The problem :: Return all of the data exactly, with nothing left out but the pictures.

Data ::
------------------------

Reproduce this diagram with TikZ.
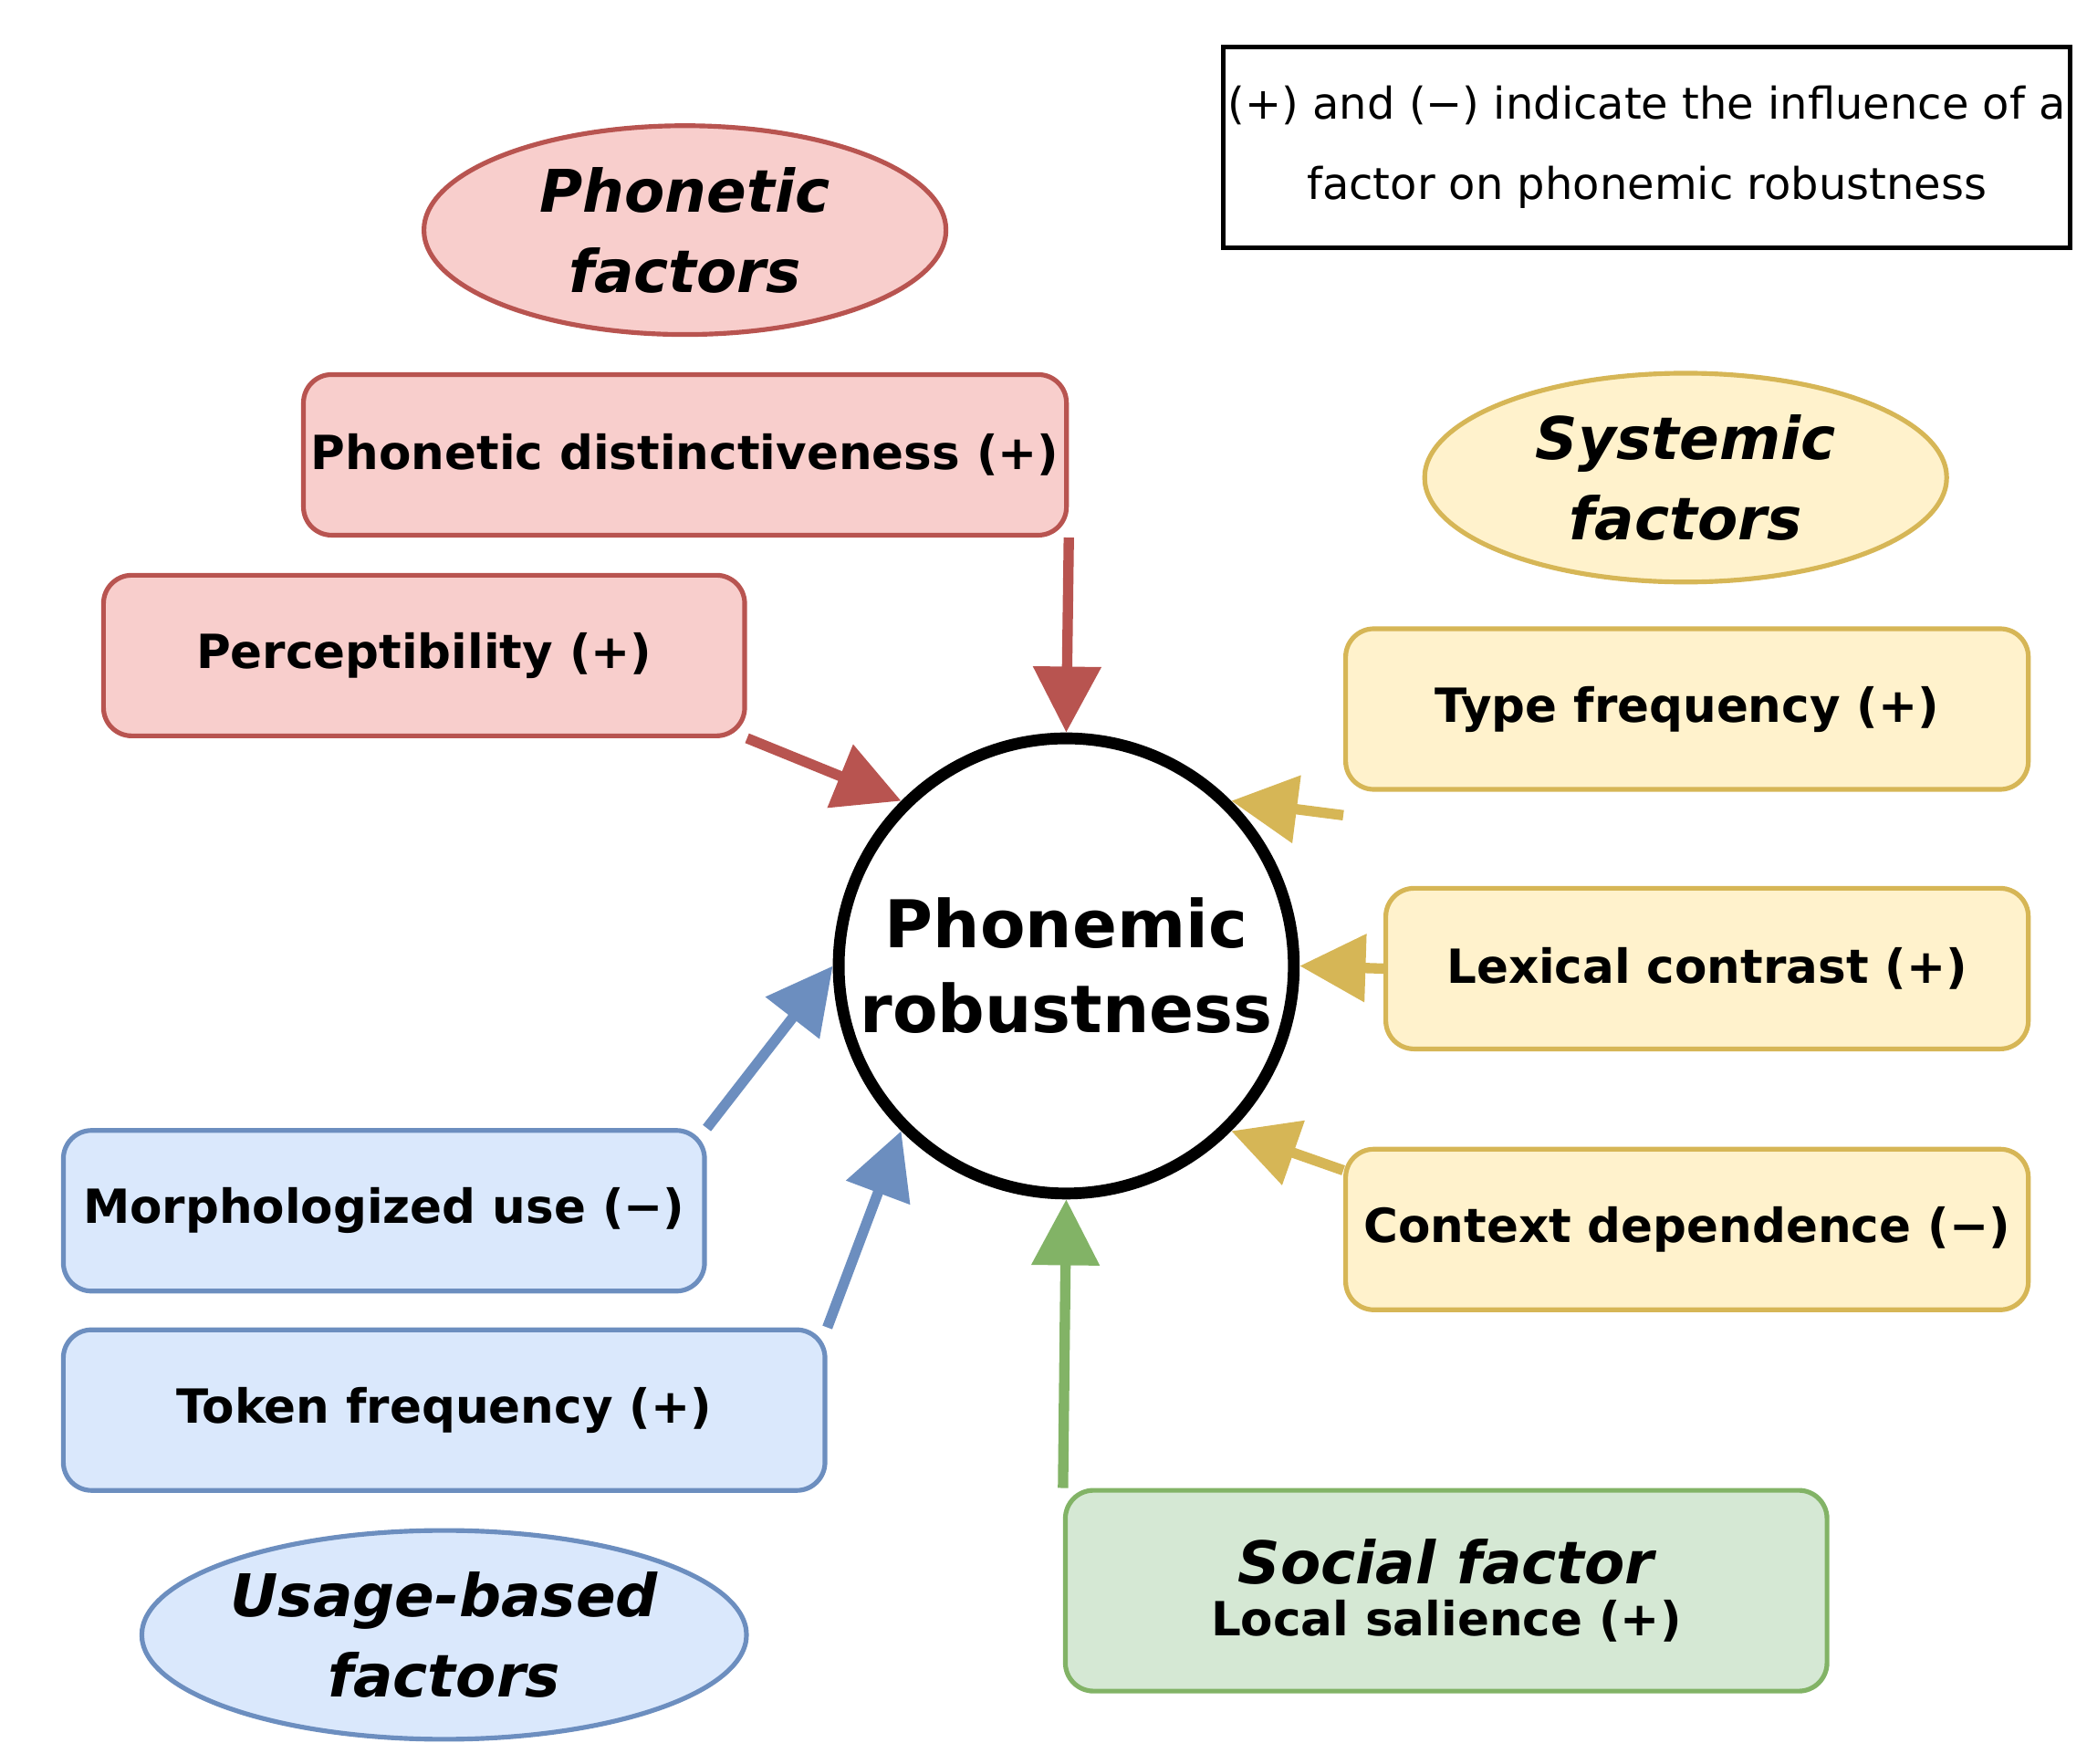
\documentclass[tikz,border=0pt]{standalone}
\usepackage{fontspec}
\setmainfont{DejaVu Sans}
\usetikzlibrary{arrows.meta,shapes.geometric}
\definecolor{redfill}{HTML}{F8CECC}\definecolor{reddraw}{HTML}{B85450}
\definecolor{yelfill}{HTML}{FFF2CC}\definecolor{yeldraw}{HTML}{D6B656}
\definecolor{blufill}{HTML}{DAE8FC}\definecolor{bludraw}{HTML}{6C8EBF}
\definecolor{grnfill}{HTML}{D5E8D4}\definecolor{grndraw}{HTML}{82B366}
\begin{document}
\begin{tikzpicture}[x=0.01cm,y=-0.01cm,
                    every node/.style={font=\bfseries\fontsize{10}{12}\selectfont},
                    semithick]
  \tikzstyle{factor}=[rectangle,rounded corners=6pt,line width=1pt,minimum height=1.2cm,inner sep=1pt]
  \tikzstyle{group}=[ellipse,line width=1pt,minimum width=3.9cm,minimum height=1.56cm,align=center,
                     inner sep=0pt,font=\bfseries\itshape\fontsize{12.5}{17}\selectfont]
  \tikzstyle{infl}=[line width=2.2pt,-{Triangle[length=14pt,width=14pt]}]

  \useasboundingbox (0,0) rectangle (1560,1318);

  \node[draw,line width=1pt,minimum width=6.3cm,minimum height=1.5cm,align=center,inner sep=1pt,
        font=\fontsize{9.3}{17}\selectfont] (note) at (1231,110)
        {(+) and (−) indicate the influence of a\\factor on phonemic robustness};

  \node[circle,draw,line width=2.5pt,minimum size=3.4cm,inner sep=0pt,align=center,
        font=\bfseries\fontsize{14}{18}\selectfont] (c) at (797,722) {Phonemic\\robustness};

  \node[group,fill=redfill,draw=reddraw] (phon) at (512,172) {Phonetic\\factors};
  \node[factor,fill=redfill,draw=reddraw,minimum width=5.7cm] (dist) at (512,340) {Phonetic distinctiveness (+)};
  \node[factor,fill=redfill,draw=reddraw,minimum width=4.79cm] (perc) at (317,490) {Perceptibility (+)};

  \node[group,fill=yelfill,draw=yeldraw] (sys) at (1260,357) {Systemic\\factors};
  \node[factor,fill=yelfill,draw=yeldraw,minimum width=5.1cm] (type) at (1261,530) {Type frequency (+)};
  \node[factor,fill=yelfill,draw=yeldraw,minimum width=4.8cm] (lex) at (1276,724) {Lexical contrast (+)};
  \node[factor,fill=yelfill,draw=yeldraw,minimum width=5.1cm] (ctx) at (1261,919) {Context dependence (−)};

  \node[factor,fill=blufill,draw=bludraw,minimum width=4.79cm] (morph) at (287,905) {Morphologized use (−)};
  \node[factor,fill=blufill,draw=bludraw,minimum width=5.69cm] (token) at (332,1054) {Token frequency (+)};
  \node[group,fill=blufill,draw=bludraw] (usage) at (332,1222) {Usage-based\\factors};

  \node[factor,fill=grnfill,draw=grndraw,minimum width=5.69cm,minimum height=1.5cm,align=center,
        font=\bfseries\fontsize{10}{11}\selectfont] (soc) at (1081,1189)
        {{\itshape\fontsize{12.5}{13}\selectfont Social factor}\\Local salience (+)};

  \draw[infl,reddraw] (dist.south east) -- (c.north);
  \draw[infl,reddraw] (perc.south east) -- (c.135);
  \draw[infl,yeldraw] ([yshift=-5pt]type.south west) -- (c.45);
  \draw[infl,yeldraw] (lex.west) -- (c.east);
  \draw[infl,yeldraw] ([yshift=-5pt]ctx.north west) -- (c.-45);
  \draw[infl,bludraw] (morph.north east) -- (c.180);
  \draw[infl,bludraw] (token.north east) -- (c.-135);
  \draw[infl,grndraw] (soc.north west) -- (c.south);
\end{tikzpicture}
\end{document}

------------------------

The answer ::
Reproduce this diagram with TikZ.
\documentclass[tikz,border=0pt]{standalone}
\usepackage{fontspec}
\setmainfont{DejaVu Sans}
\usetikzlibrary{arrows.meta,shapes.geometric}
\definecolor{redfill}{HTML}{F8CECC}\definecolor{reddraw}{HTML}{B85450}
\definecolor{yelfill}{HTML}{FFF2CC}\definecolor{yeldraw}{HTML}{D6B656}
\definecolor{blufill}{HTML}{DAE8FC}\definecolor{bludraw}{HTML}{6C8EBF}
\definecolor{grnfill}{HTML}{D5E8D4}\definecolor{grndraw}{HTML}{82B366}
\begin{document}
\begin{tikzpicture}[x=0.01cm,y=-0.01cm,
                    every node/.style={font=\bfseries\fontsize{10}{12}\selectfont},
                    semithick]
  \tikzstyle{factor}=[rectangle,rounded corners=6pt,line width=1pt,minimum height=1.2cm,inner sep=1pt]
  \tikzstyle{group}=[ellipse,line width=1pt,minimum width=3.9cm,minimum height=1.56cm,align=center,
                     inner sep=0pt,font=\bfseries\itshape\fontsize{12.5}{17}\selectfont]
  \tikzstyle{infl}=[line width=2.2pt,-{Triangle[length=14pt,width=14pt]}]

  \useasboundingbox (0,0) rectangle (1560,1318);

  \node[draw,line width=1pt,minimum width=6.3cm,minimum height=1.5cm,align=center,inner sep=1pt,
        font=\fontsize{9.3}{17}\selectfont] (note) at (1231,110)
        {(+) and (−) indicate the influence of a\\factor on phonemic robustness};

  \node[circle,draw,line width=2.5pt,minimum size=3.4cm,inner sep=0pt,align=center,
        font=\bfseries\fontsize{14}{18}\selectfont] (c) at (797,722) {Phonemic\\robustness};

  \node[group,fill=redfill,draw=reddraw] (phon) at (512,172) {Phonetic\\factors};
  \node[factor,fill=redfill,draw=reddraw,minimum width=5.7cm] (dist) at (512,340) {Phonetic distinctiveness (+)};
  \node[factor,fill=redfill,draw=reddraw,minimum width=4.79cm] (perc) at (317,490) {Perceptibility (+)};

  \node[group,fill=yelfill,draw=yeldraw] (sys) at (1260,357) {Systemic\\factors};
  \node[factor,fill=yelfill,draw=yeldraw,minimum width=5.1cm] (type) at (1261,530) {Type frequency (+)};
  \node[factor,fill=yelfill,draw=yeldraw,minimum width=4.8cm] (lex) at (1276,724) {Lexical contrast (+)};
  \node[factor,fill=yelfill,draw=yeldraw,minimum width=5.1cm] (ctx) at (1261,919) {Context dependence (−)};

  \node[factor,fill=blufill,draw=bludraw,minimum width=4.79cm] (morph) at (287,905) {Morphologized use (−)};
  \node[factor,fill=blufill,draw=bludraw,minimum width=5.69cm] (token) at (332,1054) {Token frequency (+)};
  \node[group,fill=blufill,draw=bludraw] (usage) at (332,1222) {Usage-based\\factors};

  \node[factor,fill=grnfill,draw=grndraw,minimum width=5.69cm,minimum height=1.5cm,align=center,
        font=\bfseries\fontsize{10}{11}\selectfont] (soc) at (1081,1189)
        {{\itshape\fontsize{12.5}{13}\selectfont Social factor}\\Local salience (+)};

  \draw[infl,reddraw] (dist.south east) -- (c.north);
  \draw[infl,reddraw] (perc.south east) -- (c.135);
  \draw[infl,yeldraw] ([yshift=-5pt]type.south west) -- (c.45);
  \draw[infl,yeldraw] (lex.west) -- (c.east);
  \draw[infl,yeldraw] ([yshift=-5pt]ctx.north west) -- (c.-45);
  \draw[infl,bludraw] (morph.north east) -- (c.180);
  \draw[infl,bludraw] (token.north east) -- (c.-135);
  \draw[infl,grndraw] (soc.north west) -- (c.south);
\end{tikzpicture}
\end{document}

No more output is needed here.